En muchas culturas, incluso se considera importante que los niños usen las manos para comer. Sentir la comida antes de probarla les da confianza. No es desorden, es aprendizaje. Si el arroz se desbarata en la mano o si el puré se aplasta fácil con los dedos, eso dice mucho de su experiencia con ese alimento.
3. Sabor: la emoción que entra por la lengua
En la infancia, la lengua es una antena emocional. Los sabores dulces se asocian con afecto, con seguridad. Quizás por eso los niños tienden a rechazar lo amargo, no es cuestión de gusto, sino de instinto. Sin embargo, cuando un alimento agrada, su sabor queda anclado en lo más profundo de la memoria.
Hay quien recuerda con cariño el sabor de las paletas de fresa, de los sándwiches con frijoles refritos, del huevo con salsa que preparaba papá los domingos. No importa cuán simples fueran los ingredientes, si estaban ligados a una experiencia positiva, el sabor se vuelve eterno.
El gusto se forma con el tiempo, pero, sobre todo, con la experiencia emocional. Comer con alegría, sin presión, hace que un niño quiera volver a probar. Por eso, más allá de “enseñar a comer bien”, lo importante es enseñar a disfrutar con libertad.
4. Color: lo que se ve, también se siente
El primer contacto con la comida es visual. La apariencia de un alimento puede despertar entusiasmo o rechazo. En la infancia, el color funciona como un mapa emocional, los tonos brillantes suelen atraer, mientras que los oscuros o pálidos pueden generar desconfianza.

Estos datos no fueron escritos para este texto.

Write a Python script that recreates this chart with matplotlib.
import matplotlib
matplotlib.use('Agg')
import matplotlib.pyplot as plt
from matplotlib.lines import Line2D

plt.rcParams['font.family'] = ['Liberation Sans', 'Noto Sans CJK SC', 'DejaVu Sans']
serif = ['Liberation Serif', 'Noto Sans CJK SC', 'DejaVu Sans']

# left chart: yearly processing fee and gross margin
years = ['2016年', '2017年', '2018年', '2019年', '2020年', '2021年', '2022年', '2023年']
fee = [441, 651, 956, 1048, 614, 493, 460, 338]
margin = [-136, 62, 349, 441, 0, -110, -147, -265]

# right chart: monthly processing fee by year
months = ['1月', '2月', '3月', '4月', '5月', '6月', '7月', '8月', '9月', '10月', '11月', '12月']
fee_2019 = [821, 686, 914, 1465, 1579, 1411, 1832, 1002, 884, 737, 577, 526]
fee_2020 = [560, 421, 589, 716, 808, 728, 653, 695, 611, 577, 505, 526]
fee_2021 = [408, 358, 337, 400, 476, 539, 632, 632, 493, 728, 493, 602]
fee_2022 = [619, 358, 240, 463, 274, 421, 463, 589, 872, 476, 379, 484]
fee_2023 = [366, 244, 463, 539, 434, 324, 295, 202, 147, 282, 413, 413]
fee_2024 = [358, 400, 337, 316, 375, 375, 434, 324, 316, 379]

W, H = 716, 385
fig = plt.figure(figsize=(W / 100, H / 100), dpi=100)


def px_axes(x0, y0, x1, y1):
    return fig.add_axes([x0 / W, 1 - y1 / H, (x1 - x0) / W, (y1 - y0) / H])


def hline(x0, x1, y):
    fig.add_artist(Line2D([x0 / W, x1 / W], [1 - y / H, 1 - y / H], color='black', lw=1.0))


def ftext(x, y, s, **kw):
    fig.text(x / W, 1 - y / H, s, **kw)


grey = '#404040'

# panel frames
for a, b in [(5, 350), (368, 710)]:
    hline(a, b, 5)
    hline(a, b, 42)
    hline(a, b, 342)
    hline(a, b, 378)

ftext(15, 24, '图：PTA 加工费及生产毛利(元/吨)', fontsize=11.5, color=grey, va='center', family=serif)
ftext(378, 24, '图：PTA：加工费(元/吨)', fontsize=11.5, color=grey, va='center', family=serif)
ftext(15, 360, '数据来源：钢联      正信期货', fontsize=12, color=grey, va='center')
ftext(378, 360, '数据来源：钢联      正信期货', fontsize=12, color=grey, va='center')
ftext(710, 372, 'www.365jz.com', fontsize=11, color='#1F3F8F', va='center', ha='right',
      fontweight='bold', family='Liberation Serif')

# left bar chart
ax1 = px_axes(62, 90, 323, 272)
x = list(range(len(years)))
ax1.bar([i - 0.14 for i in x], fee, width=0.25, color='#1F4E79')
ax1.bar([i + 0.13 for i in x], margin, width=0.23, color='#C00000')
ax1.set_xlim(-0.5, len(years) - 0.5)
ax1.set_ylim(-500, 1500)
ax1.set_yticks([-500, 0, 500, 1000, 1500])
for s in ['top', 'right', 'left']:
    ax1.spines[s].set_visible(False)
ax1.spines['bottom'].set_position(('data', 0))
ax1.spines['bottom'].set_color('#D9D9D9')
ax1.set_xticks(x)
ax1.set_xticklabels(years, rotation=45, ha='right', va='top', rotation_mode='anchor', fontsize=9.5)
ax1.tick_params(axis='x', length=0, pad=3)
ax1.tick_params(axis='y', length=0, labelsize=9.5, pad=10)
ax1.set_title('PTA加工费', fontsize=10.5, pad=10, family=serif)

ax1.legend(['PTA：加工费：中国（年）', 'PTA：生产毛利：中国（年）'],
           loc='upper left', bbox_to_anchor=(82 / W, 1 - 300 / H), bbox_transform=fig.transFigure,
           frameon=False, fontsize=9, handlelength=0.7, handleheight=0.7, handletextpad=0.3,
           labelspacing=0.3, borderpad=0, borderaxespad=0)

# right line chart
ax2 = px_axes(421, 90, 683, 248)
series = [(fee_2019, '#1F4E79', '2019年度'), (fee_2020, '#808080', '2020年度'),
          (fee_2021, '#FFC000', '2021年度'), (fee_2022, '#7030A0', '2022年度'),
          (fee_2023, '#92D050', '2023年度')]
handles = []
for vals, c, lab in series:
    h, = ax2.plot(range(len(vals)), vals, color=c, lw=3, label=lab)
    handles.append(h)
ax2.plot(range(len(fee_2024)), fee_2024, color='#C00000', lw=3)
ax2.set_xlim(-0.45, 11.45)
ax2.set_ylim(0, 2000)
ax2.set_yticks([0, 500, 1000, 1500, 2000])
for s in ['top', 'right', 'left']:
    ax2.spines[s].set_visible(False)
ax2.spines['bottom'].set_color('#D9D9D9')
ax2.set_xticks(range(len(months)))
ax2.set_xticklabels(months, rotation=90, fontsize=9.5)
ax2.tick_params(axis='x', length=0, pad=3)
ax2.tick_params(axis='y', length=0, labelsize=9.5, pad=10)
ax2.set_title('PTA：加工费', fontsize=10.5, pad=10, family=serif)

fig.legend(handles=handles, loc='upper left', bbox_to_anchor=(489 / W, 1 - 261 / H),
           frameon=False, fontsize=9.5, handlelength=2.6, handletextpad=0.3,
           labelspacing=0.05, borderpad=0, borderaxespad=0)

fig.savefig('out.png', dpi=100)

Un plato de zanahorias naranjas, arroz blanco y chícharos verdes puede parecer una bandera de juego, algo divertido. Por eso es tan importante pensar en cómo se presentan los alimentos, no como un deber, sino como una experiencia. Un betabel puede parecer mágico si tiñe el agua de rosa. Un mango maduro brilla como un sol en miniatura.

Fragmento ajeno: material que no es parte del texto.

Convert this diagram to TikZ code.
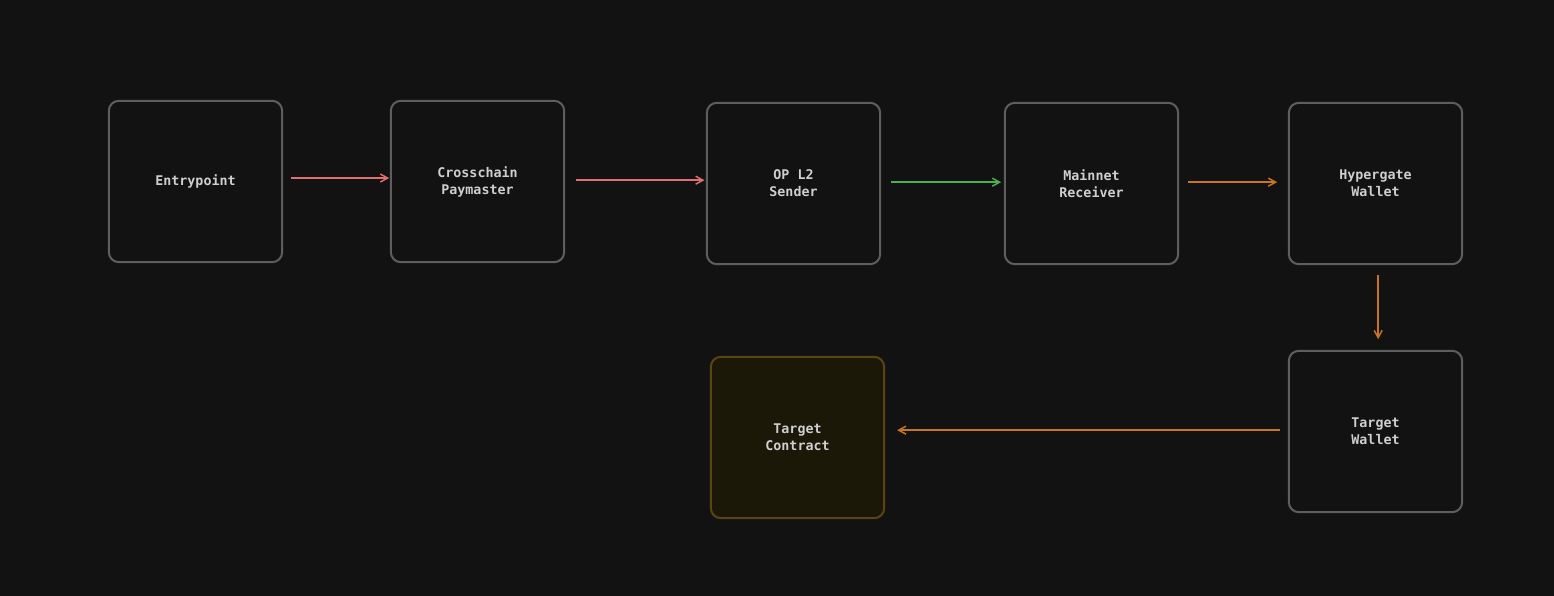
\documentclass[tikz,border=0pt]{standalone}
\usepackage{fontspec}
\setmonofont{DejaVu Sans Mono}
\usetikzlibrary{arrows.meta, positioning}

\definecolor{bgdark}{HTML}{121212}
\definecolor{boxline}{HTML}{5E5E5E}
\definecolor{boxtext}{HTML}{CFCFCF}
\definecolor{arrred}{HTML}{E07070}
\definecolor{arrgreen}{HTML}{4CAF50}
\definecolor{arrorange}{HTML}{C87420}
\definecolor{goalfill}{HTML}{1B1808}
\definecolor{goalline}{HTML}{5A4416}

\begin{document}
\begin{tikzpicture}[
  x=0.75pt, y=-0.75pt,
  font=\ttfamily\bfseries\fontsize{10pt}{12.8pt}\selectfont,
  box/.style={draw=boxline, line width=1.5pt, rounded corners=7.5pt, fill=bgdark,
              text=boxtext, align=center, inner sep=0pt,
              minimum width=130pt, minimum height=121pt},
  goal/.style={box, draw=goalline, fill=goalfill},
  arr/.style={-{Straight Barb[length=5.5pt, width=6pt]}, line width=1.1pt}]

  % background
  \fill[bgdark] (0,0) rectangle (1554,596);
  \useasboundingbox (0,0) rectangle (1554,596);

  % top row
  \node[box] (entry) at (195.5,181.5) {Entrypoint};
  \node[box] (paymaster) at (477.5,181.5) {Crosschain\\Paymaster};
  \node[box] (sender) at (793.5,183.5) {OP L2\\Sender};
  \node[box] (receiver) at (1091.5,183.5) {Mainnet\\Receiver};
  \node[box] (hypergate) at (1375.5,183.5) {Hypergate\\Wallet};

  % bottom row
  \node[box] (twallet) at (1375.5,431.5) {Target\\Wallet};
  \node[goal] (tcontract) at (797.5,437.5) {Target\\Contract};

  % flows
  \draw[arr, arrred, shorten <=6pt, shorten >=0.5pt]
    ([yshift=2.6pt]entry.east) -- ([yshift=2.6pt]entry.east -| paymaster.west);
  \draw[arr, arrred, shorten <=8pt, shorten >=1pt]
    ([yshift=1pt]paymaster.east) -- ([yshift=1pt]paymaster.east -| sender.west);
  \draw[arr, arrgreen, shorten <=7.5pt, shorten >=2pt]
    ([yshift=1pt]sender.east) -- ([yshift=1pt]sender.east -| receiver.west);
  \draw[arr, arrorange, shorten <=6.5pt, shorten >=8pt]
    ([yshift=1pt]receiver.east) -- ([yshift=1pt]receiver.east -| hypergate.west);
  \draw[arr, arrorange, shorten <=7.5pt, shorten >=8pt]
    ([xshift=2pt]hypergate.south) -- ([xshift=2pt]twallet.north);
  \draw[arr, arrorange, shorten <=6pt, shorten >=9pt]
    ([yshift=1pt]twallet.west) -- ([yshift=1pt]twallet.west -| tcontract.east);
\end{tikzpicture}
\end{document}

Cuidar el color en los alimentos es cuidar la emoción con la que se acercan a ellos. No se trata de disfrazar, sino de invitar. Y para eso, la naturaleza ya nos dio una paleta de colores espectacular: el rojo del jitomate, el verde del aguacate, el púrpura de la uva, el blanco del coco.
5. Comer no es solo nutrirse: es pertenecer
En la infancia, los alimentos no solo se prueban, se recuerdan, se vinculan con afectos. Hay comidas que saben a abuela, a jardín, a día lluvioso, a recreo. Por eso es tan importante que los adultos cuidemos el entorno en el que un niño come. Que no se sienta presionado, juzgado ni forzado. Que comer sea sinónimo de alegría, de pausa, de curiosidad.
Ofrecer una alimentación sensorial —rica en colores, texturas y sabores— es una forma de amar. Porque le estamos diciendo al niño: aquí estás seguro, aquí puedes explorar. Y lo más bello es que, en esa experiencia, también nosotros podemos reconectar con nuestro niño interior. Redescubrir el gozo simple de una fruta bien madura, de una sopa que reconforta, de un pan tibio recién horneado.
6. Lo que no se olvida
Los sabores de la infancia no se olvidan. Nos acompañan toda la vida, como una lengua secreta que habla de dónde venimos, de quiénes nos cuidaron, de lo que nos emocionaba cuando todo era nuevo.
Por eso vale la pena detenernos, observar, escuchar. Cuando un niño dice “esto no me gusta”, tal vez lo que quiere decir es “esto me confunde”. Y cuando un niño dice “esto sabe rico”, está diciendo, sin saberlo “esto me hace feliz”.
Comer no es solo nutrir el cuerpo. Es construir la memoria emocional de una persona. Y para eso, nada mejor que una infancia llena de sabores intensos, colores vivos y texturas que despierten la imaginación.
Porque al final, todos fuimos niños. Y todos guardamos, en algún rincón del alma, esa gelatina que bailaba en el plato.